**WHAT THE EXERCISE ASKS:**
Type out the data exactly as given. Skip any image.
== DATASET CONTENT ==
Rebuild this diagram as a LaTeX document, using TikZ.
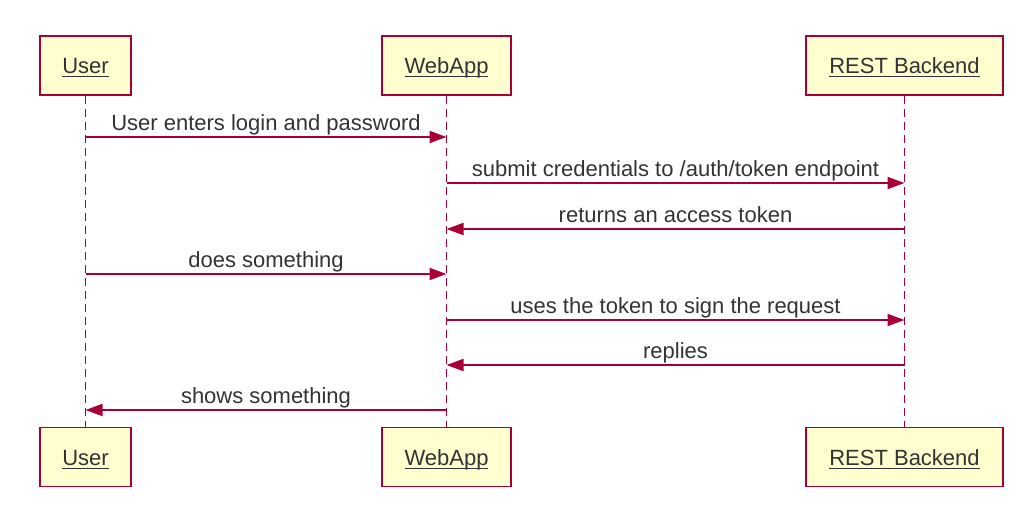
\documentclass[tikz,border=0pt]{standalone}
\usepackage{fontspec}
\setmainfont{Liberation Sans}
\usetikzlibrary{arrows.meta}
\definecolor{umlred}{HTML}{A80036}
\definecolor{umlfill}{HTML}{FEFECE}
\definecolor{umltext}{HTML}{333333}
\newcommand\myul[1]{\setbox0\hbox{#1}\rlap{\rule[-3.8pt]{\wd0}{1.3pt}}\box0}
\tikzset{
  participant/.style={draw=umlred, fill=umlfill, line width=1.8pt, minimum height=59pt, inner sep=0pt, text height=16pt, text depth=0pt, text=umltext, font=\fontsize{22}{25}\selectfont},
  lifeline/.style={draw=umlred, line width=1.5pt, dash pattern=on 8pt off 5pt},
  msg/.style={draw=umlred, line width=1.8pt, -{Triangle[length=17pt, width=12pt]}},
  msglabel/.style={text=umltext, font=\fontsize{22}{25}\selectfont, inner sep=0pt, anchor=base}
}
\begin{document}
\begin{tikzpicture}[x=1pt, y=-1pt]
\useasboundingbox (0,0) rectangle (1033,515);
% top participants
\node[participant, minimum width=91pt] (u1) at (85.5,65.5) {\myul{User}};
\node[participant, minimum width=129pt] (w1) at (446.5,65.5) {\myul{WebApp}};
\node[participant, minimum width=197pt] (r1) at (904.5,65.5) {\myul{REST Backend}};
% bottom participants
\node[participant, minimum width=91pt] (u2) at (85.5,457) {\myul{User}};
\node[participant, minimum width=129pt] (w2) at (446.5,457) {\myul{WebApp}};
\node[participant, minimum width=197pt] (r2) at (904.5,457) {\myul{REST Backend}};
% lifelines
\draw[lifeline] (u1.south) -- (u2.north);
\draw[lifeline] (w1.south) -- (w2.north);
\draw[lifeline] (r1.south) -- (r2.north);
% message anchor points
\coordinate (m1u) at (u1.south |- 0,137);
\coordinate (m1w) at (w1.south |- 0,137);
\coordinate (m2w) at (w1.south |- 0,183);
\coordinate (m2r) at (r1.south |- 0,183);
\coordinate (m3r) at (r1.south |- 0,229);
\coordinate (m3w) at (w1.south |- 0,229);
\coordinate (m4u) at (u1.south |- 0,274);
\coordinate (m4w) at (w1.south |- 0,274);
\coordinate (m5w) at (w1.south |- 0,320);
\coordinate (m5r) at (r1.south |- 0,320);
\coordinate (m6r) at (r1.south |- 0,365);
\coordinate (m6w) at (w1.south |- 0,365);
\coordinate (m7w) at (w1.south |- 0,410);
\coordinate (m7u) at (u1.south |- 0,410);
% messages
\draw[msg] (m1u) -- (m1w) node[msglabel, midway, yshift=6.5pt] (l1) {User enters login and password};
\draw[msg] (m2w) -- (m2r) node[msglabel, midway, yshift=6.5pt] (l2) {submit credentials to /auth/token endpoint};
\draw[msg] (m3r) -- (m3w) node[msglabel, midway, yshift=6.5pt] (l3) {returns an access token};
\draw[msg] (m4u) -- (m4w) node[msglabel, midway, yshift=6.5pt] (l4) {does something};
\draw[msg] (m5w) -- (m5r) node[msglabel, midway, yshift=6.5pt] (l5) {uses the token to sign the request};
\draw[msg] (m6r) -- (m6w) node[msglabel, midway, yshift=6.5pt] (l6) {replies};
\draw[msg] (m7w) -- (m7u) node[msglabel, midway, yshift=6.5pt] (l7) {shows something};
\end{tikzpicture}
\end{document}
===
**ANSWER FOR THE TASK:**
Rebuild this diagram as a LaTeX document, using TikZ.
\documentclass[tikz,border=0pt]{standalone}
\usepackage{fontspec}
\setmainfont{Liberation Sans}
\usetikzlibrary{arrows.meta}
\definecolor{umlred}{HTML}{A80036}
\definecolor{umlfill}{HTML}{FEFECE}
\definecolor{umltext}{HTML}{333333}
\newcommand\myul[1]{\setbox0\hbox{#1}\rlap{\rule[-3.8pt]{\wd0}{1.3pt}}\box0}
\tikzset{
  participant/.style={draw=umlred, fill=umlfill, line width=1.8pt, minimum height=59pt, inner sep=0pt, text height=16pt, text depth=0pt, text=umltext, font=\fontsize{22}{25}\selectfont},
  lifeline/.style={draw=umlred, line width=1.5pt, dash pattern=on 8pt off 5pt},
  msg/.style={draw=umlred, line width=1.8pt, -{Triangle[length=17pt, width=12pt]}},
  msglabel/.style={text=umltext, font=\fontsize{22}{25}\selectfont, inner sep=0pt, anchor=base}
}
\begin{document}
\begin{tikzpicture}[x=1pt, y=-1pt]
\useasboundingbox (0,0) rectangle (1033,515);
% top participants
\node[participant, minimum width=91pt] (u1) at (85.5,65.5) {\myul{User}};
\node[participant, minimum width=129pt] (w1) at (446.5,65.5) {\myul{WebApp}};
\node[participant, minimum width=197pt] (r1) at (904.5,65.5) {\myul{REST Backend}};
% bottom participants
\node[participant, minimum width=91pt] (u2) at (85.5,457) {\myul{User}};
\node[participant, minimum width=129pt] (w2) at (446.5,457) {\myul{WebApp}};
\node[participant, minimum width=197pt] (r2) at (904.5,457) {\myul{REST Backend}};
% lifelines
\draw[lifeline] (u1.south) -- (u2.north);
\draw[lifeline] (w1.south) -- (w2.north);
\draw[lifeline] (r1.south) -- (r2.north);
% message anchor points
\coordinate (m1u) at (u1.south |- 0,137);
\coordinate (m1w) at (w1.south |- 0,137);
\coordinate (m2w) at (w1.south |- 0,183);
\coordinate (m2r) at (r1.south |- 0,183);
\coordinate (m3r) at (r1.south |- 0,229);
\coordinate (m3w) at (w1.south |- 0,229);
\coordinate (m4u) at (u1.south |- 0,274);
\coordinate (m4w) at (w1.south |- 0,274);
\coordinate (m5w) at (w1.south |- 0,320);
\coordinate (m5r) at (r1.south |- 0,320);
\coordinate (m6r) at (r1.south |- 0,365);
\coordinate (m6w) at (w1.south |- 0,365);
\coordinate (m7w) at (w1.south |- 0,410);
\coordinate (m7u) at (u1.south |- 0,410);
% messages
\draw[msg] (m1u) -- (m1w) node[msglabel, midway, yshift=6.5pt] (l1) {User enters login and password};
\draw[msg] (m2w) -- (m2r) node[msglabel, midway, yshift=6.5pt] (l2) {submit credentials to /auth/token endpoint};
\draw[msg] (m3r) -- (m3w) node[msglabel, midway, yshift=6.5pt] (l3) {returns an access token};
\draw[msg] (m4u) -- (m4w) node[msglabel, midway, yshift=6.5pt] (l4) {does something};
\draw[msg] (m5w) -- (m5r) node[msglabel, midway, yshift=6.5pt] (l5) {uses the token to sign the request};
\draw[msg] (m6r) -- (m6w) node[msglabel, midway, yshift=6.5pt] (l6) {replies};
\draw[msg] (m7w) -- (m7u) node[msglabel, midway, yshift=6.5pt] (l7) {shows something};
\end{tikzpicture}
\end{document}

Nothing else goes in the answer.